Paul Tickell and I wanted to see our experience of that time – fundamental to both of us – reproduced onscreen. We were after the hidden history of a moment, the effect of which went beyond simplistic, rational explanations. Our first memo stressed both alchemical elements – the burning, un-English summer of 1976 – and storylines that accentuated how we felt Punk had come about: not just as a laddish rock’n roll form, but as a coming together of the isolated, outcast, alienated. Apart from the people directly involved with the Sex Pistols and the shop “Sex” – McLaren and Westwood, Jordan, Glen Matlock – we found ourselves zeroing in on a group of stylised misfits called the Bromley Contingent: because they embodied the sexual and social provocations of early Punk, because their stories emphasised the suburban/ inner urban, straight/ gay, middle/ working class fusion that powers British pop.

This was asking a good deal, but as we began shooting in summer 1991 – with an independent production company – we quickly realised that key co-workers had no idea of how to deal with Punk in particular, and musicians in general. As Tickell says: ‘These people live a different kind of life, in which they’re not usually up until after midday. This is not television office time. To some people, being in TV is the most important thing in the world. It’s a juggernaut, but not a juggernaut that someone like John Lydon is going to take any notice of. You have to talk to musicians on their own terms if you want them to talk to you: they’re often suspicious of the media, especially Punks.’ Not everyone is dying to get on TV: if you want someone to perform for you, you have to spend time with them. These courtesies are often lacking in television practice, but they are necessary.
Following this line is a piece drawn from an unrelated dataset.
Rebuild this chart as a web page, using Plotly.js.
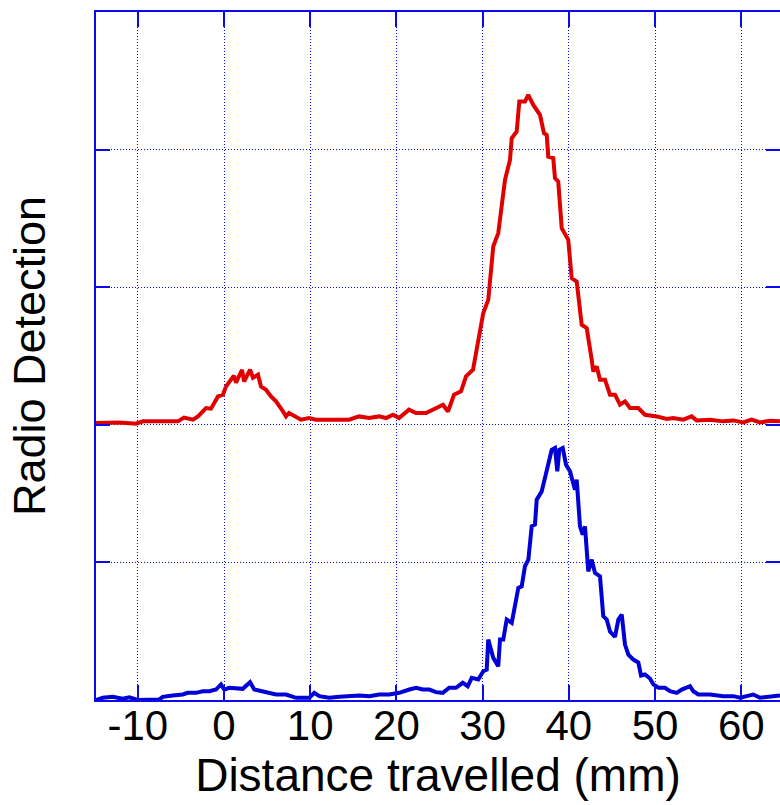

The more serious brake on the programme came from the most obvious quarter: the labyrinth of payments and clearances that you have to make if you’re going to show any non-contemporary music clip – ie outside the pop video’s promotional time span. There are four separate deals that you may have to make: one with the Musicians Union (session fee); one with the Performing Rights Society (public performance of recorded music); one with the record company (ownership of recording copyright); one with the publishing company (ownership of song copyright). Any one of these might prove problematic: “Punk and the Pistols” went into a three year limbo because the Sex Pistols – THE key group – were renegotiating their contract with Virgin Records (after getting back the rights to their material in a January 1986 court judgement). Until it was finalised, Sex Pistols footage was unavailable.
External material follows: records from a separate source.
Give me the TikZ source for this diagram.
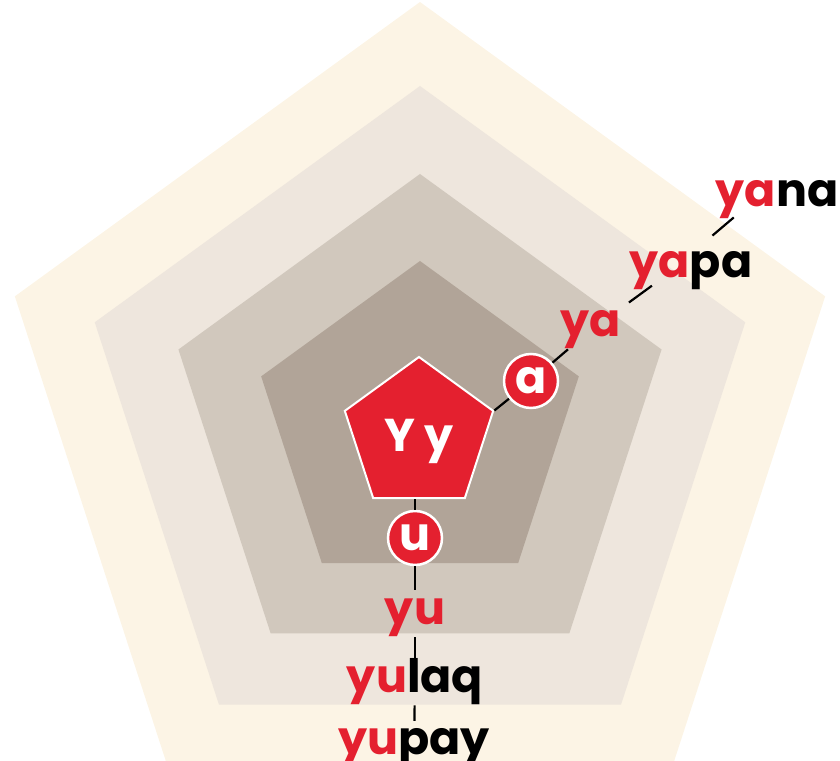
\documentclass[tikz,border=0pt]{standalone}
\usepackage{fontspec}
\setmainfont{Poppins}
\usetikzlibrary{shapes.geometric}
\definecolor{yred}{HTML}{E4202F}
\definecolor{band1}{HTML}{FCF4E5}
\definecolor{band2}{HTML}{EEE6DD}
\definecolor{band3}{HTML}{D1C8BD}
\definecolor{band4}{HTML}{B1A498}
\tikzset{
	big/.style={font=\bfseries\fontsize{46}{46}\selectfont},
	word/.style={big, inner sep=0pt, anchor=base},
	letter/.style={big, circle, fill=yred, draw=white, line width=2.5pt, minimum size=54pt, inner sep=0pt, text=white},
	link/.style={line width=2.2pt},
}
\begin{document}
\begin{tikzpicture}[x=1pt, y=1pt]
	\useasboundingbox (0,0) rectangle (840,760);
	\begin{scope}[shift={(420,332)}]
		\fill[band1] (90:426) -- (162:426) -- (234:426) -- (306:426) -- (18:426) -- cycle;
		\fill[band2] (90:342) -- (162:342) -- (234:342) -- (306:342) -- (18:342) -- cycle;
		\fill[band3] (90:254) -- (162:254) -- (234:254) -- (306:254) -- (18:254) -- cycle;
		\fill[band4] (90:167) -- (162:167) -- (234:167) -- (306:167) -- (18:167) -- cycle;
	\end{scope}
	
	\node[big, regular polygon, regular polygon sides=5, minimum size=156pt, inner sep=0pt,
		fill=yred, draw=white, line width=2pt, text=white, text depth=0pt] (Yy) at (419,325) {Y y};
	
	\node[letter] (a) at (531,379) {a};
	\node[letter] (u) at (415,222) {u};
	
	\node[word, text=yred] (ya) at (591,423) {ya};
	\node[word] (yapa) at (691,482) {{\color{yred}ya}pa};
	\node[word] (yana) at (777,553) {{\color{yred}ya}na};
	
	\node[word, text=yred] (yu) at (415,135) {yu};
	\node[word] (yulaq) at (415,67) {{\color{yred}yu}laq};
	\node[word] (yupay) at (414,6) {{\color{yred}yu}pay};
	
	\draw[link] (Yy.corner 5) -- (a);
	\draw[link] (a) -- (ya.220);
	\draw[link, shorten <=14pt, shorten >=-8pt] (ya.36) -- (yapa.203);
	\draw[link, shorten <=25pt, shorten >=-3pt] (yapa.83) -- (yana.203);
	
	\draw[link] (u |- Yy.corner 3) -- (u);
	\draw[link, shorten >=9pt] (u) -- (yu);
	\draw[link] (yu) -- (yulaq);
	\draw[link, shorten >=7pt] (yulaq) -- (yupay);
\end{tikzpicture}
\end{document}
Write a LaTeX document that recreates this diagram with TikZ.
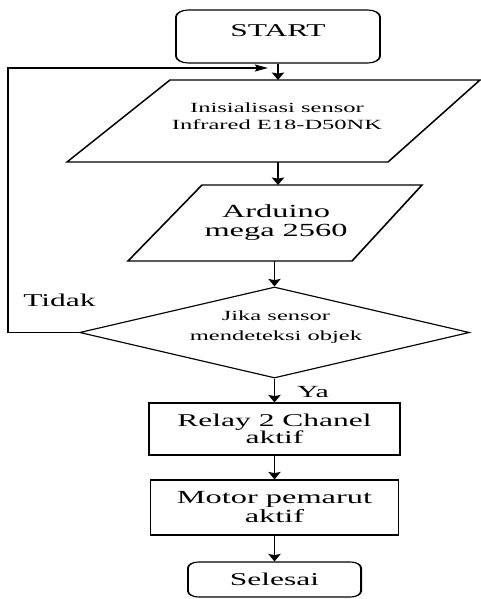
\documentclass[tikz,border=0pt]{standalone}
\usepackage{fontspec}
\setmainfont{Liberation Serif}
\usetikzlibrary{shapes.geometric,arrows.meta}
\begin{document}
\begin{tikzpicture}[x=1pt,y=-1pt]
\useasboundingbox (0,0) rectangle (481,599);
\begin{scope}[transform canvas={xscale=1.75},x=0.571429pt,y=-1pt,line width=1.1pt,
  >={Stealth[length=7.5pt,width=7pt,inset=1.2pt]},
  flow/.style={->},
  term/.style={draw,rounded corners=7pt,inner sep=0pt,align=center},
  proc/.style={draw,inner sep=0pt,align=center},
  txt/.style={inner sep=0pt,align=center},
  bigf/.style={font=\fontsize{18}{19}\selectfont},
  smallf/.style={font=\fontsize{14}{17}\selectfont}]
% terminator START
\node[term,bigf,minimum width=116.6pt,minimum height=53pt,text depth=11pt] (start) at (278,36.5) {START};
% parallelogram 1
\coordinate (p1a) at (170,80);
\coordinate (p1b) at (480,80);
\coordinate (p1c) at (388,162);
\coordinate (p1d) at (67,162);
\draw (p1a) -- (p1b) -- (p1c) -- (p1d) -- cycle;
\coordinate (p1top) at (278,80);
\coordinate (p1bot) at (278,162);
\node[txt,smallf] (init) at (277,116.5) {Inisialisasi sensor\\Infrared E18-D50NK};
% parallelogram 2
\coordinate (p2a) at (202,185);
\coordinate (p2b) at (422,185);
\coordinate (p2c) at (352,261);
\coordinate (p2d) at (128,261);
\draw (p2a) -- (p2b) -- (p2c) -- (p2d) -- cycle;
\coordinate (p2top) at (278,185);
\coordinate (p2bot) at (274.5,261);
\node[txt,font=\fontsize{18.5}{19}\selectfont] (ard) at (276,222.5) {Arduino\\mega 2560};
% decision
\node[draw,diamond,aspect=2.45,minimum width=222.9pt,minimum height=91pt,inner sep=0pt] (dia) at (274.5,332.5) {};
\node[txt,font=\fontsize{14}{20}\selectfont] (diat) at (276,327) {Jika sensor\\mendeteksi objek};
% process boxes
\node[proc,minimum width=143.4pt,minimum height=52pt,font=\fontsize{18}{16}\selectfont] (relay) at (274.5,429) {Relay 2 Chanel\\aktif};
\node[proc,minimum width=141.7pt,minimum height=55pt,font=\fontsize{18.5}{19}\selectfont] (motor) at (274.5,507.5) {Motor pemarut\\aktif};
\node[term,bigf,rounded corners=6pt,minimum width=98.9pt,minimum height=35pt] (end) at (274.5,579.5) {Selesai};
% labels
\node[txt,bigf] (tidak) at (59.5,300) {Tidak};
\node[txt,font=\fontsize{17}{18}\selectfont] (ya) at (313,392) {Ya};
% connectors
\draw[flow] (start) -- (p1top);
\draw[flow] (p1bot) -- (p2top);
\draw[flow] (p2bot) -- (dia.north);
\draw[flow] (dia.south) -- (relay.north);
\draw[flow] (relay.south) -- (motor.north);
\draw[flow] (motor.south) -- (end.north);
\coordinate (fbL) at (8,332.5);
\coordinate (fbT) at (8,68);
\coordinate (fbE) at (268,68);
\draw[flow] (dia.west) -- (fbL) -- (fbT) -- (fbE);
\end{scope}
\end{tikzpicture}
\end{document}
As was one key interviewee: John Lydon. Part of him was suspicious of the whole programme set up (which changed in late 1991, when the production moved in-house to “Arena”). He was also preparing his own book – “Rotten: No Irish, No Blacks, No Dogs” – and was keeping his options open on its exploitation. Without his OK, no Sex Pistols. This question of editorial control was finally solved by Paul Tickell’s persistence (backed up by “Arena”‘s continuing support) in matching Lydon, lager for lager, in a series of evenings in London and Los Angeles. With Lydon’s agreement, drummer Paul Cook fell into place: once they had been filmed in the second half of 1994, Tickell was ready to edit “Punk and the Pistols” into its present form.
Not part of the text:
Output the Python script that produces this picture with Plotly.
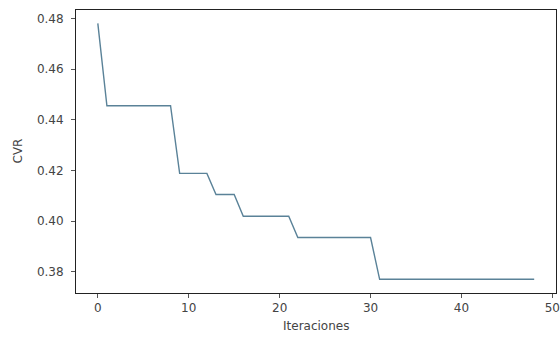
import plotly.graph_objects as go

iteraciones = list(range(0, 49))
# step values
step_starts = [0, 1, 9, 13, 16, 22, 31]
step_values = [0.4780, 0.4455, 0.4188, 0.4105, 0.4019, 0.3935, 0.3770]
cvr = []
for it in iteraciones:
    v = step_values[0]
    for s, val in zip(step_starts, step_values):
        if it >= s:
            v = val
    cvr.append(v)

x_ticks = [0, 10, 20, 30, 40, 50]
y_ticks = [0.38, 0.40, 0.42, 0.44, 0.46, 0.48]

fig = go.Figure()
fig.add_trace(go.Scatter(x=iteraciones, y=cvr, mode="lines",
                         line=dict(color="#5a8298", width=1.4)))

font = dict(family="DejaVu Sans", size=12, color="#444444")
fig.update_layout(
    width=560, height=338,
    margin=dict(l=76, r=4, t=10, b=45, autoexpand=False),
    paper_bgcolor="white", plot_bgcolor="white",
    showlegend=False, font=font,
)
fig.update_xaxes(range=[-2.4, 50.4], tickvals=x_ticks,
                 ticktext=[str(v) for v in x_ticks], automargin=False,
                 ticklabeloverflow="allow",
                 showgrid=False, zeroline=False, showline=True, mirror=True,
                 linecolor="#222", linewidth=1, ticks="outside", ticklen=4,
                 tickcolor="#555")
fig.update_yaxes(range=[0.3716, 0.4833], tickvals=y_ticks,
                 ticktext=[f"{v:.2f}" for v in y_ticks], automargin=False,
                 ticklabeloverflow="allow", ticklabelstandoff=5,
                 showgrid=False, zeroline=False, showline=True, mirror=True,
                 linecolor="#222", linewidth=1, ticks="outside", ticklen=4,
                 tickcolor="#555")
fig.add_annotation(text="Iteraciones", xref="paper", yref="paper",
                   x=0.5, y=0, yshift=-33, yanchor="middle", showarrow=False,
                   font=dict(family="DejaVu Sans", size=12, color="#444444"))
fig.add_annotation(text="CVR", xref="paper", yref="paper",
                   x=0, y=0.5, xshift=-59, xanchor="center", yanchor="middle",
                   textangle=-90, showarrow=False,
                   font=dict(family="DejaVu Sans", size=12, color="#444444"))
fig.write_html("out.html", config={"displayModeBar": False},
               post_script="document.body.style.margin='0';document.body.style.overflow='hidden';")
My own involvement with the programme has been minimal since the main block of shooting, but I’m struck by how much it remains true to our original ideas: in this respect, it has been a successful collaboration. The programme is an inevitable streamlining of the book’s complex storyline (the Clash are given shorter shrift than we would have liked), but there are many compensations, not the least in some extraordinary super 8 material of the Sex Pistols’ June/ July 1976 performances in Manchester’s Free Trade Hall. As Lydon twists and turns in his savaged yellow pullover, his face still open and expressive before the press barrage of the oncoming months, you can clearly see why people laid down their lives to follow him.